Example: Calculating Attention Step-by-Step

Suppose we have a simple scenario: a sequence of three tokens represented by embeddings. We produce Q, K, V by multiplying these embeddings by parameter matrices $W_Q, W_K, W_V$.

Compute Q, K, V:
$$
Q = XW_Q, \quad K = XW_K, \quad V = XW_V
$$Here, $X$ is our input embeddings.
Compute Scores:
$$
\text{scores} = QK^T
$$
Scale and Softmax:
$$
\text{weights} = \text{softmax}\left(\frac{\text{scores}}{\sqrt{d_k}}\right)
$$
Weighted Sum of Values:
$$
\text{Attention output} = \text{weights} \times V
$$

If the second token is most relevant for predicting the next output, the weights associated with the second token will be higher. This results in an attention output vector that emphasizes the information from the second token’s value representation.

Conclusion

Attention is a fundamental concept in modern deep learning architectures that provides a flexible, powerful way to model relationships between elements in a sequence.
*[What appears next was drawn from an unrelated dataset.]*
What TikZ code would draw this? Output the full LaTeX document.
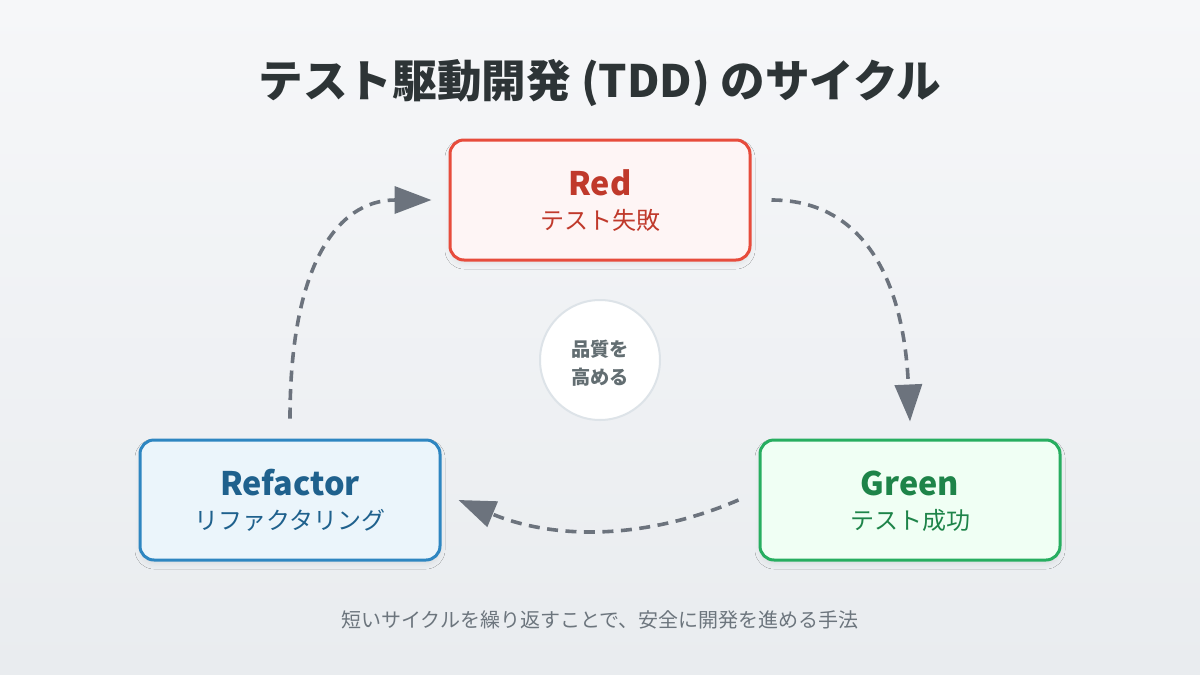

By weighting different input components differently at each step of processing, attention helps neural networks handle long-range dependencies, improve interpretability, and achieve state-of-the-art performance in numerous tasks. The widespread adoption of attention-driven architectures, epitomized by the Transformer family, underscores the importance and effectiveness of this mechanism in advancing AI capabilities.